Picture: ISTOCK
Picture: ISTOCK

For Harmony Gold shareholders 2018 promises to be interesting, with the results of a study on the $2.6bn Golpu copper and gold mining project due early in the year and CEO Peter Steenkamp talking about options open to the South African-focused gold miner in realising value from the Papua New Guinea deposit.

Harmony has, however, tied its future to SA, with the $300m purchase of the Moab Khotsong mining operation and tailings from AngloGold Ashanti, needing its investors to back a $100m capital raising towards the purchase price in 2018.

Steenkamp spoke of a review of strategies around Golpu it shares with Australian gold miner Newcrest in Papua New Guinea, where Harmony has bought that company out of the Hidden Valley gold and silver mine. The market has begun speculating that Harmony could bring its 14% empowerment partner, African Rainbow Minerals into the project or sell it to the copper-hungry company.

Harmony’s investors are not the only ones contending with important decisions from the boards running gold companies. Sibanye-Stillwater completed 2017 with an audacious R5bn all-share bid for world number three platinum miner Lonmin, cementing its position as a key player in the global supply of platinum group metals.

Gold Fields is grappling with its South Deep mine in what some might see as a last roll of the dice on the R29bn investment, with CEO Nick Holland spearheading a fresh R2bn, five-year approach in tackling the massive ore body that is demanding mechanised mining skills the company has struggled to find and develop.

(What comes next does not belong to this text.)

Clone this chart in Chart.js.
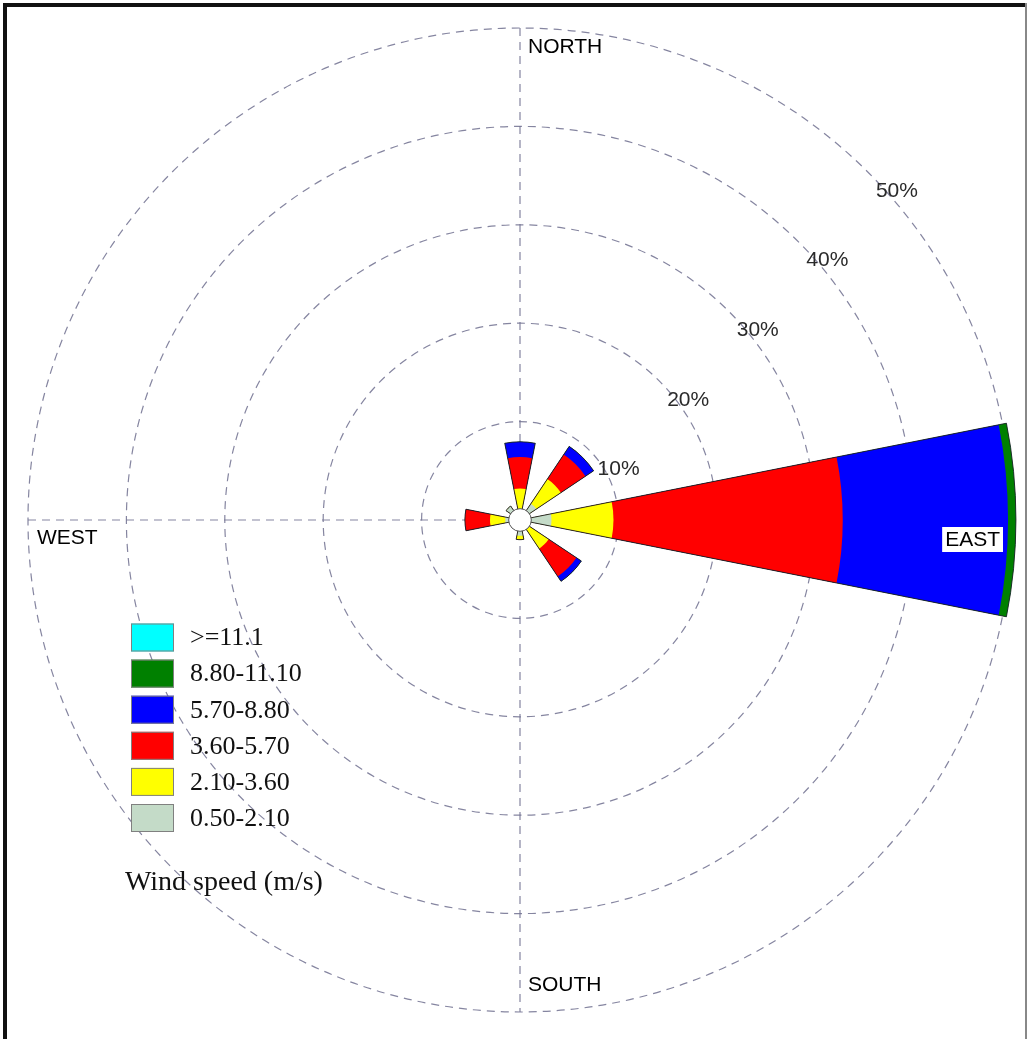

Most gold companies gingerly feel their way towards growth, conservatively inching forwards, but companies such as Sibanye-Stillwater, which has concluded eight transactions worth more than R45bn in four years, is a clear exception. It has leapfrogged its way up the gold and platinum ladder with bold deals in a dizzying ride for shareholders and analysts who fret about its debt levels.

"2018 should be the year in which Sibanye-Stillwater begins to delever, in our view," said Deutsche Bank analyst Patrick Mann in a note. "Critical to this delever will be the recovery of margins in the South African gold business after a challenging 2017 and the restructuring of Cooke, as well as the beginning of the delivery of the Blitz project at Sibanye-Stillwater. Given the high amount of leverage/net debt, Sibanye-Stillwater has to deliver production growth and margin expansion at the Stillwater mine," Mann said.

Sibanye CEO Neal Froneman made it clear that the focus for the company in the next two years would be to reduce the debt built up in the $2.2bn cash purchase of US palladium and platinum miner Stillwater Mining and that the company was now hunting gold and silver to build its position as a large precious metals producer.

"We forecast the gold sector to see a recovery in free cash flow in 2018 from a depressed level in 2017, driven by both improved margins and reduced project capex [2017 was a particularly capex-heavy year]. Harmony is slightly behind the curve in this regard, with the $300m acquisition of Moab Khotsong pending," Mann said.